In a room filled beyond capacity, attendees cried, laughed and said from the heart, “I love you.” At the My Brother’s Keeper Town Hall panelists shared stories of trial and triumph, hope, and, most importantly, the blueprint for a plan of action. As Reverend Al Sharpton says, “President Obama started the [My Brother’s Keeper] program because he wanted to open the sea of opportunity [for young men] like it was opened for him.”
Congresswoman Frederica Wilson opened the event by acknowledging President Obama for having the “vision and fortitude” to create My Brother’s Keeper, a program to address persistent opportunity gaps faced by boys and young men of color and ensure that all young people can reach their full potential.

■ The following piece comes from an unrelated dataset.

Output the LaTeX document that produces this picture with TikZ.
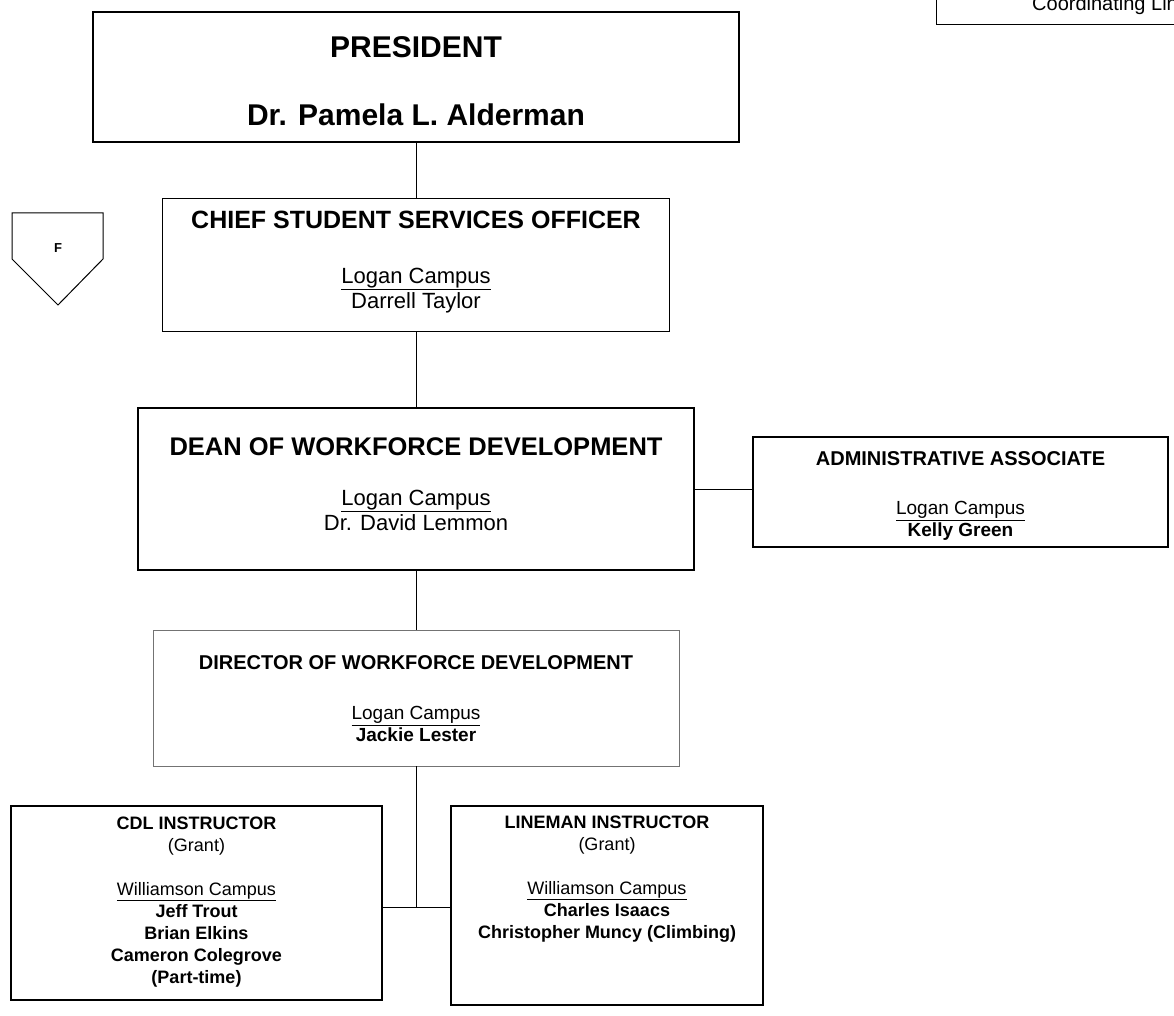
\documentclass[tikz,border=0pt]{standalone}
\usepackage{fontspec}
\setmainfont{Liberation Sans}
\begin{document}
\begin{tikzpicture}[x=1pt,y=1pt,yscale=-1,
  box/.style={draw,line width=1.1pt,inner sep=0pt},
  txt/.style={align=center,inner sep=0pt},
  bigtxt/.style={txt,font=\fontsize{22}{25}\selectfont},
  smalltxt/.style={txt,font=\fontsize{19}{22}\selectfont\bfseries},
  instrtxt/.style={txt,font=\fontsize{18}{22}\selectfont\bfseries},
  link/.style={line width=1pt}]
\useasboundingbox (0,0) rectangle (1174,1016);
\clip (0,0) rectangle (1174,1016);

% corner box, cut off by the page
\node[draw,line width=1pt,anchor=south west,minimum width=300,minimum height=60] (coordbox) at (936,25) {};
\node[anchor=base west,inner sep=0pt,font=\fontsize{20}{22}\selectfont] (coordtxt) at (1032,11) {Coordinating Line};

% off-page marker
\draw[line width=1pt] (12,213) -- (103,213) -- (103,259) -- (58,305) -- (12,259) -- cycle;
\node[font=\fontsize{13}{15}\selectfont\bfseries] (fmark) at (58,248) {F};

% boxes
\node[box,minimum width=646,minimum height=130] (pres) at (416,77) {};
\node[box,minimum width=507,minimum height=133] (chief) at (416,265) {};
\node[box,minimum width=556,minimum height=162] (dean) at (416,489) {};
\node[box,minimum width=415,minimum height=110] (admin) at (960.5,492) {};
\node[box,draw=black!55,line width=0.6pt,minimum width=526,minimum height=136] (dir) at (416,698) {};
\node[box,minimum width=371,minimum height=194] (cdl) at (196.5,903) {};
\node[box,minimum width=312,minimum height=199] (lineman) at (607,905.5) {};

% texts
\node[txt,font=\fontsize{30}{34}\selectfont\bfseries] (prestxt) at (416,81)
  {PRESIDENT\\[34pt]Dr. Pamela L. Alderman};
\node[bigtxt] (chieftxt) at (416,262)
  {{\fontsize{25}{25}\selectfont\bfseries CHIEF STUDENT SERVICES OFFICER}\\[30pt]\underline{Logan Campus}\\Darrell Taylor};
\node[bigtxt] (deantxt) at (416,484)
  {{\fontsize{25.5}{26}\selectfont\bfseries DEAN OF WORKFORCE DEVELOPMENT}\\[25pt]\underline{Logan Campus}\\Dr. David Lemmon};
\node[smalltxt] (admintxt) at (960.5,496)
  {{\fontsize{20}{22}\selectfont ADMINISTRATIVE ASSOCIATE}\\[27pt]{\mdseries\underline{Logan Campus}}\\Kelly Green};
\node[smalltxt] (dirtxt) at (416,699)
  {{\fontsize{20}{22}\selectfont DIRECTOR OF WORKFORCE DEVELOPMENT}\\[28pt]{\mdseries\underline{Logan Campus}}\\Jackie Lester};
\node[instrtxt] (cdltxt) at (196.5,902)
  {CDL INSTRUCTOR\\{\mdseries (Grant)}\\[22pt]{\mdseries\underline{Williamson Campus}}\\Jeff Trout\\Brian Elkins\\Cameron Colegrove\\(Part-time)};
\node[instrtxt] (linemantxt) at (607,879)
  {LINEMAN INSTRUCTOR\\{\mdseries (Grant)}\\[22pt]{\mdseries\underline{Williamson Campus}}\\Charles Isaacs\\Christopher Muncy (Climbing)};

% connectors
\coordinate (jn) at (416,907);
\draw[link] (pres.south) -- (chief.north);
\draw[link] (chief.south) -- (dean.north);
\draw[link] (dean.east) -- (admin.west |- dean.east);
\draw[link] (dean.south) -- (dir.north);
\draw[link] (dir.south) -- (jn);
\draw[link] (cdl.east |- jn) -- (lineman.west |- jn);
\end{tikzpicture}
\end{document}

Through this initiative, the Administration is joining with cities and towns, businesses, and foundations who are taking important steps to connect young people to mentoring, support networks, and the skills they need to find a good job or go to college and work their way into the middle class.
A former school teacher herself, congresswoman Wilson knows first-hand how important this program is to the boys in our community and our community as a whole. Ms Wilson spearheaded the 5000 Role Models of Excellence Project in the Dade County, FL school system that connects young men and boys with mentors and creates publications, such as pamphlets on how to interact with police. In fact, every attendee who entered the Town Hall walked through an aisle comprised on each side of the young mentees of the 5000 Role Models of Excellence Project, who each said hello and shook every hand extended to them.
Congresswoman Wilson chuckled as she relayed the story of how her girl students would ask in exasperated tones, “Ms. Wilson, why are you always doing stuff for the boys and not us?” To which Congresswoman Wilson wisely replied, “Honey, you’ll come to realize that doing something for the boys is doing something for all of us!”
The four-hour Town Hall was comprised of four panels, each providing the necessary building blocks to understand the issues that our sons are facing in society and to prove a roadmap for making things better. The panels that took place were: My Brother’s Keeper: Bringing the American Dream To Life, moderated by Rev. Sharpton; Finding Solutions to Empower and Support Boys and Men of Color, moderated by Superintendent of Miami-Dade County Public Schools, Alberto Carvalho; Mothers of Murdered Children, moderated by former Congresswoman Rev. Leah Daughtry; and Discussing Racial Profiling and Minority Relationships with Law Enforcement.
Congressmen Jeffries and Horsford shared their stories of growing up in Brooklyn, NY and Las Vegas, Nevada, respectively, and discussed the importance of programs like My Brother’s Keeper. When describing why he ran for office, Rep. Jeffries quoted Shirley Chisholm, “A politician only cares about the next election. A statesman cares about the next generation.”
“Because we’re guiding them.” Congresswoman Wilson, quoting our President said, “It’s easier to build strong children than to repair broken men.”